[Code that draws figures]
[START]

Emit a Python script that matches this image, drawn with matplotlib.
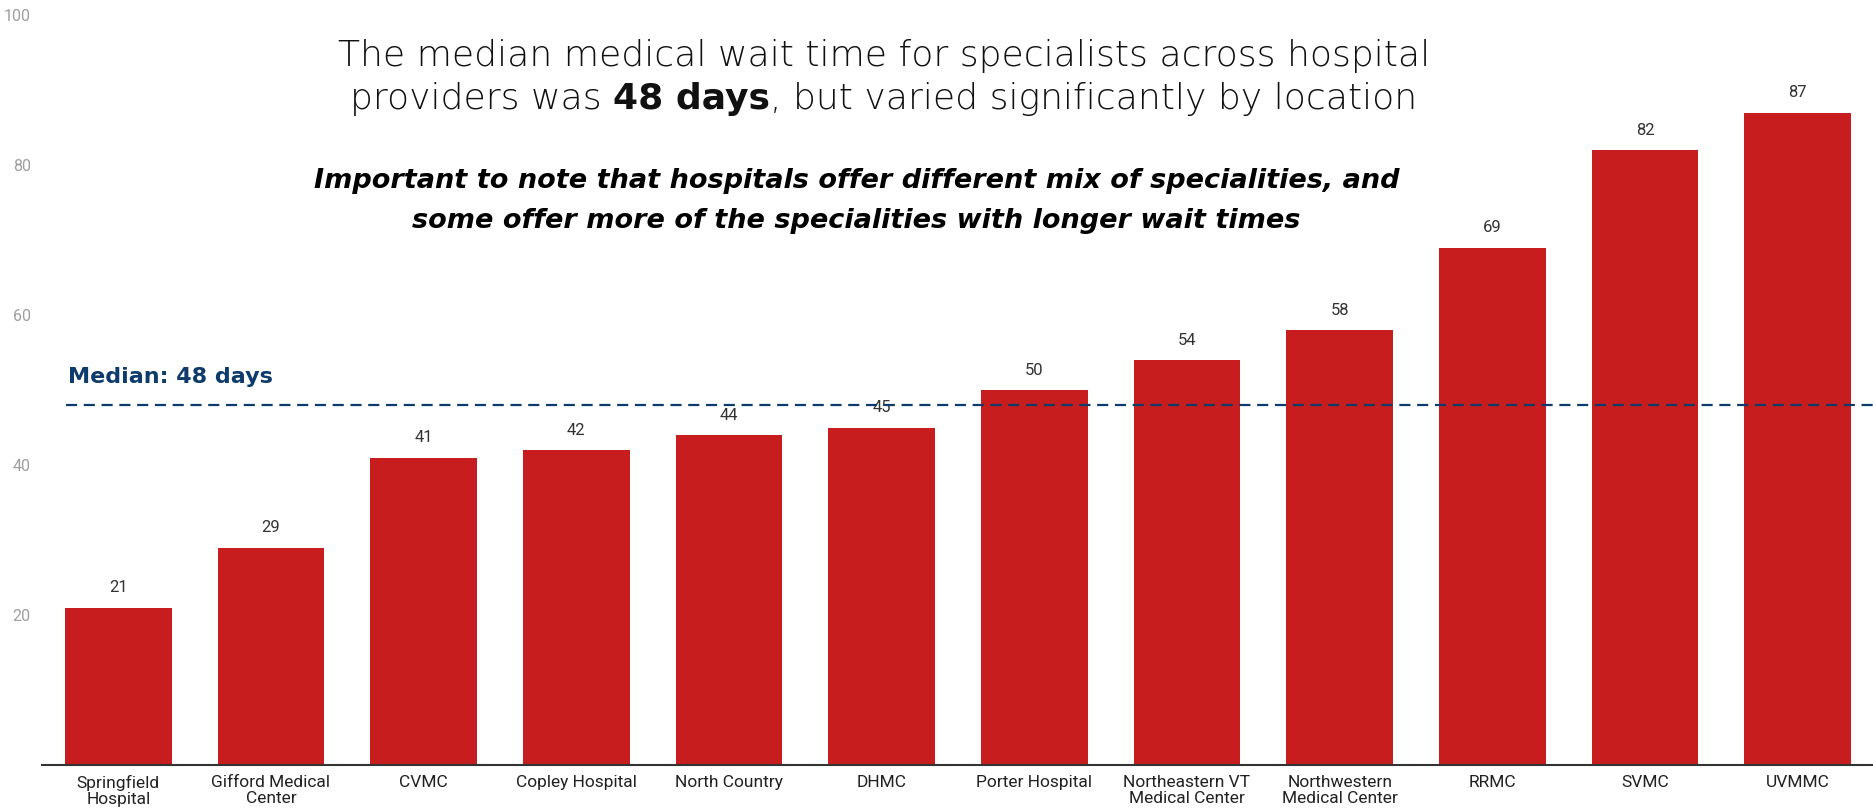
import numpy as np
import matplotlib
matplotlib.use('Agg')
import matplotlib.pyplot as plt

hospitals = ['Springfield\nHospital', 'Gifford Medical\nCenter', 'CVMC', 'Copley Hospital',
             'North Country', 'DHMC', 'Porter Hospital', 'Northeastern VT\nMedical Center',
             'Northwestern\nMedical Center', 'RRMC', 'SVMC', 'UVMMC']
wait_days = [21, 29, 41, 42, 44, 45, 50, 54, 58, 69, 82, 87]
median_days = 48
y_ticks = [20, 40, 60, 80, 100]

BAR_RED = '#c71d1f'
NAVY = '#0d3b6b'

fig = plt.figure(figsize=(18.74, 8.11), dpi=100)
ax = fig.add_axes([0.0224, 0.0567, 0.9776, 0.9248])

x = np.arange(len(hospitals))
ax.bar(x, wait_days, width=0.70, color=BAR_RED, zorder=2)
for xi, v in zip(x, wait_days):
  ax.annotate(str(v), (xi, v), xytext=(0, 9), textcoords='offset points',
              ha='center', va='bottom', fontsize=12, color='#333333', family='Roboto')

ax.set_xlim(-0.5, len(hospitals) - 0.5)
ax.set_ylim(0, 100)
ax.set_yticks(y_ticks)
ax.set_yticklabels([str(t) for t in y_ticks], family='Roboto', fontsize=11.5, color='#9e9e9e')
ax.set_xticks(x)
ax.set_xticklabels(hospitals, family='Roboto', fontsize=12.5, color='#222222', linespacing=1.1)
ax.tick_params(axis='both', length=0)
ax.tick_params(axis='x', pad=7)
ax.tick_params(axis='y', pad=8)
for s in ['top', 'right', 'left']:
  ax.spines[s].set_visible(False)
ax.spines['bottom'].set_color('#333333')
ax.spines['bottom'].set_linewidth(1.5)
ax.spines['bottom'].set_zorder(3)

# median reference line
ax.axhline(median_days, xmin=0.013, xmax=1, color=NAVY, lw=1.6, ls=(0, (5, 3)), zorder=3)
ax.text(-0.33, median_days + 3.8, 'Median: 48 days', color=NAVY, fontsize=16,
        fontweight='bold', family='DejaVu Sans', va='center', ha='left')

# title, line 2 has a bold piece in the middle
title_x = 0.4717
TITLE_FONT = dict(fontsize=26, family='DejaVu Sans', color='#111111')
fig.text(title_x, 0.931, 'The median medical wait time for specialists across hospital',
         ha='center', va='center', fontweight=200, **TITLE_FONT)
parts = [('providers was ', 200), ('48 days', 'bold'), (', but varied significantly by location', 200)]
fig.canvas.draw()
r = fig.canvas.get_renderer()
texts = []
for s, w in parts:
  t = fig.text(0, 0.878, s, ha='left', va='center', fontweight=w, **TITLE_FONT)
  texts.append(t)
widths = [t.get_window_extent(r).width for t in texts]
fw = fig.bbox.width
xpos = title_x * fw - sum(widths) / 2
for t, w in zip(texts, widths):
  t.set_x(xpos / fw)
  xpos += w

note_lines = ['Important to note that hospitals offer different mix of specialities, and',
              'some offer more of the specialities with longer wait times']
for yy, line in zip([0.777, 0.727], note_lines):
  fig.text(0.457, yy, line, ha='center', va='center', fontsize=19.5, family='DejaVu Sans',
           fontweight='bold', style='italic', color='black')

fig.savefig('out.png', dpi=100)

[END]
[START]

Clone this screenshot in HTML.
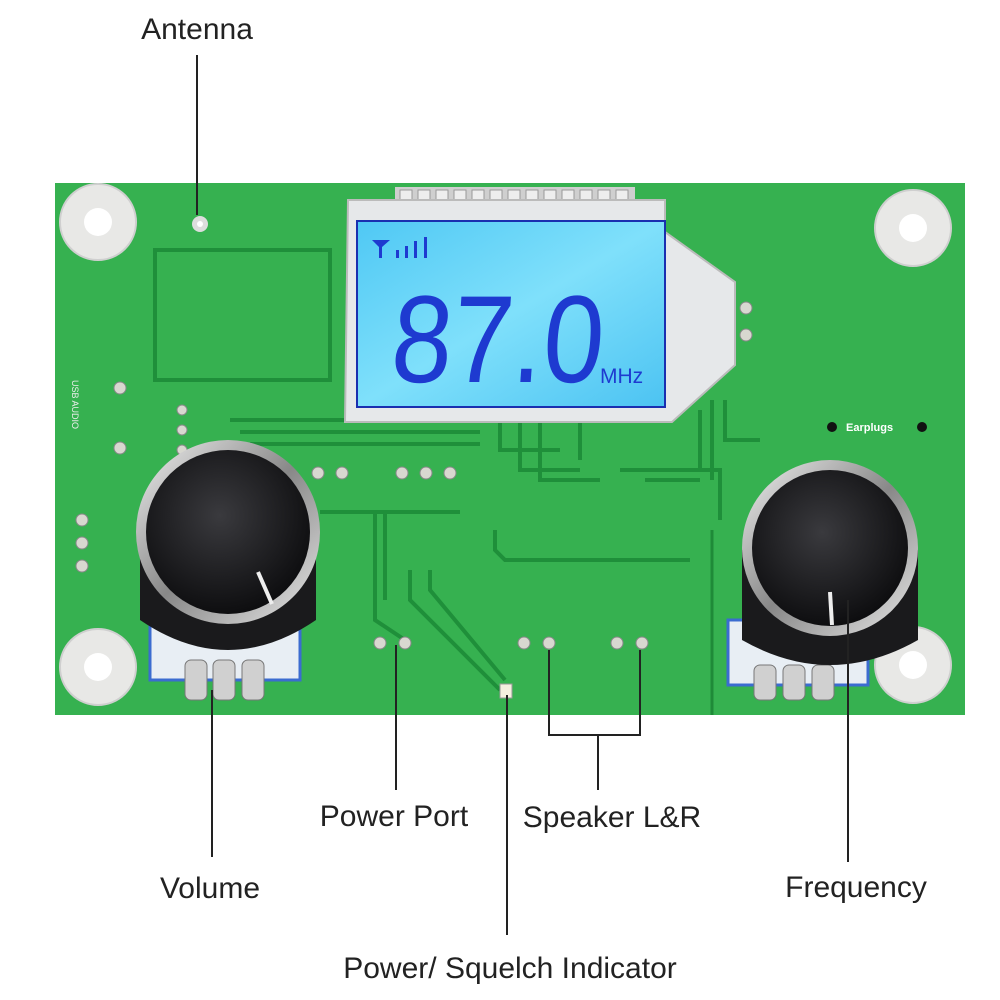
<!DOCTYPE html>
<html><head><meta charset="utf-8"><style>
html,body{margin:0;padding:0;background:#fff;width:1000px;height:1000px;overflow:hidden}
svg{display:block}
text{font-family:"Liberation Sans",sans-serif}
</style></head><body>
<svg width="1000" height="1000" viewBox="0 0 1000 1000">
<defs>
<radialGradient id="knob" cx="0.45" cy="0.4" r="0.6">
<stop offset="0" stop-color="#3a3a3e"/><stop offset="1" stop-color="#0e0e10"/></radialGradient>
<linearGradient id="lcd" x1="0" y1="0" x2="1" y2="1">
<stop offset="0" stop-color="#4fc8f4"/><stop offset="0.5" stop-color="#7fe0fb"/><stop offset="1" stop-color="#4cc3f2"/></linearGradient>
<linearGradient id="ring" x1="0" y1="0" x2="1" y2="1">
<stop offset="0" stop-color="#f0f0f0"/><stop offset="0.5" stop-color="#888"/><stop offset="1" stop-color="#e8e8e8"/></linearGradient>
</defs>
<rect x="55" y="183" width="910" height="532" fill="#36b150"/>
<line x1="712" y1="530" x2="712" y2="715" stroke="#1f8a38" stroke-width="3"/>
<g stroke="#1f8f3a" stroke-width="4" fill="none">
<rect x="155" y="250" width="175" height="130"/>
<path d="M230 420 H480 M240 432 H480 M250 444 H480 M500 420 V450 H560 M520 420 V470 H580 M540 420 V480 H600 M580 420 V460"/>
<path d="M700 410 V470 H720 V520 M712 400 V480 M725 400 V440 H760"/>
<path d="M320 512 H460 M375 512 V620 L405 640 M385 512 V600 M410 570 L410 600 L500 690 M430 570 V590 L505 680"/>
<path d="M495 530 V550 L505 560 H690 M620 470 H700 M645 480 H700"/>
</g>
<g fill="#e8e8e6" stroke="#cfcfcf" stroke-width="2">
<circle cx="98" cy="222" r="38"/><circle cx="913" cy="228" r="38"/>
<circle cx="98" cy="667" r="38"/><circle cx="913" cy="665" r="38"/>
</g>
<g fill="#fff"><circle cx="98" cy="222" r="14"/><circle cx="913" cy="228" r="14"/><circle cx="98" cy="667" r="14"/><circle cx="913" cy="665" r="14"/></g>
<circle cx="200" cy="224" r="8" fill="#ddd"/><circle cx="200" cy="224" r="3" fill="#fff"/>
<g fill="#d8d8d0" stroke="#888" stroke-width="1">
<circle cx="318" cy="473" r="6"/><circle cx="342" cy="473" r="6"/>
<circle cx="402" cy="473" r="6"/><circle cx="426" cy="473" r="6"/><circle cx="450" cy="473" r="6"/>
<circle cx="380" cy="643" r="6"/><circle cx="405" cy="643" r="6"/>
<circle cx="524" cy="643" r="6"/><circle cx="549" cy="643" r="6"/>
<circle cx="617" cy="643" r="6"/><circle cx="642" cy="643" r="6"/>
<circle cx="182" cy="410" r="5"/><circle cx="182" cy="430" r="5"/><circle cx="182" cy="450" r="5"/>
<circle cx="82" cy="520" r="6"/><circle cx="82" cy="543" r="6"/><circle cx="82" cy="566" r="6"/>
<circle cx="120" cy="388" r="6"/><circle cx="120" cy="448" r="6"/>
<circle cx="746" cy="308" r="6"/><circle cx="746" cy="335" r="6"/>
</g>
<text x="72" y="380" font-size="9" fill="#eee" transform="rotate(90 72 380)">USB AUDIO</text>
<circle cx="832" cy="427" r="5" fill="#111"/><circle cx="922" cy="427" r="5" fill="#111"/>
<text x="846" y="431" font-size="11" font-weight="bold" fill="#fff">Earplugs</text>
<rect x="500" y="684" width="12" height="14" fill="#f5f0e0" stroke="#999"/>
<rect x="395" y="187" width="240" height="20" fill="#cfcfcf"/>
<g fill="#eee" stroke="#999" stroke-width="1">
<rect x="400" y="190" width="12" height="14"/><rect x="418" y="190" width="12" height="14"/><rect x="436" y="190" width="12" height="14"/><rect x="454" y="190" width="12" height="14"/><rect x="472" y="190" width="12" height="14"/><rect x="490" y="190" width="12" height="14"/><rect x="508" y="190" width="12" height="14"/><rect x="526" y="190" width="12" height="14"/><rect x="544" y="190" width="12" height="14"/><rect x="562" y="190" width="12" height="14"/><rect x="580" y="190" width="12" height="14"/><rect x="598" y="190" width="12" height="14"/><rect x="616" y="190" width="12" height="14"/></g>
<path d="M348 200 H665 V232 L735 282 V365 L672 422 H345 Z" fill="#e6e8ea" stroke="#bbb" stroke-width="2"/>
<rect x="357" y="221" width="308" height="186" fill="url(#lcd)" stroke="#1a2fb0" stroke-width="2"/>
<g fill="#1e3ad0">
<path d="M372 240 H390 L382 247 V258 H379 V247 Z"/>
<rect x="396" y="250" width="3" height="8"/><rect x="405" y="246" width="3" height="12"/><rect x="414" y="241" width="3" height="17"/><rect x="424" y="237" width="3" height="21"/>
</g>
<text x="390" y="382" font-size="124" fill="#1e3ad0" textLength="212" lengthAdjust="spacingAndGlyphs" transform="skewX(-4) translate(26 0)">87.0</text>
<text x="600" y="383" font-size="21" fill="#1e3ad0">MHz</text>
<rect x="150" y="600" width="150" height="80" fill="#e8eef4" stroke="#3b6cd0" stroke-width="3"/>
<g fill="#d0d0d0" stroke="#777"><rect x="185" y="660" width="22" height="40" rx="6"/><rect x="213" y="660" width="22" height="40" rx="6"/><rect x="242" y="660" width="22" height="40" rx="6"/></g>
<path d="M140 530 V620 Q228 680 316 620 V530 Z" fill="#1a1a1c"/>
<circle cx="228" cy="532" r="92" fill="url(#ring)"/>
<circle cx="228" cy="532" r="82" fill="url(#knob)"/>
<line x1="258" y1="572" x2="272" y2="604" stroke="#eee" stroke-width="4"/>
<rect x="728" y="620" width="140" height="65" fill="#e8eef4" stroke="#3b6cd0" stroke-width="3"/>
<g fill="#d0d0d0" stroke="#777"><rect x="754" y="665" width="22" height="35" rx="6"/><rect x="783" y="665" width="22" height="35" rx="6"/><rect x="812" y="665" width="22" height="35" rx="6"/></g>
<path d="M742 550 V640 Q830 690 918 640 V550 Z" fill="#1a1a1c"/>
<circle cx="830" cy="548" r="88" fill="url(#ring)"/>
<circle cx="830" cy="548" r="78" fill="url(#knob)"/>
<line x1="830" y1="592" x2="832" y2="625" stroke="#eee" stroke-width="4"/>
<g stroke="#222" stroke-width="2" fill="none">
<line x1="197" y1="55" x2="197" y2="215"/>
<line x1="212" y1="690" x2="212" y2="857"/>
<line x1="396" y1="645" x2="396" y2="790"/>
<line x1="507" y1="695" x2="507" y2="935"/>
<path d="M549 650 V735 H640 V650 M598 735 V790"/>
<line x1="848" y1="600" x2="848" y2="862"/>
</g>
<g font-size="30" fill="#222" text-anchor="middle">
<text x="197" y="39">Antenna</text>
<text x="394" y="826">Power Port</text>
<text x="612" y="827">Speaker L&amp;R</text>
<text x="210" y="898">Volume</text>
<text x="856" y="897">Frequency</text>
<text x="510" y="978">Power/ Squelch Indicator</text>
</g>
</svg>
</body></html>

[END]

Task instructions »
In the listing above, find the line containing "Emit a Python" and the line containing "import matplotlib.pyplot as plt", then return both of them and every line between, exactly, without pictures.

Solution to this exercise »
Emit a Python script that matches this image, drawn with matplotlib.
import numpy as np
import matplotlib
matplotlib.use('Agg')
import matplotlib.pyplot as plt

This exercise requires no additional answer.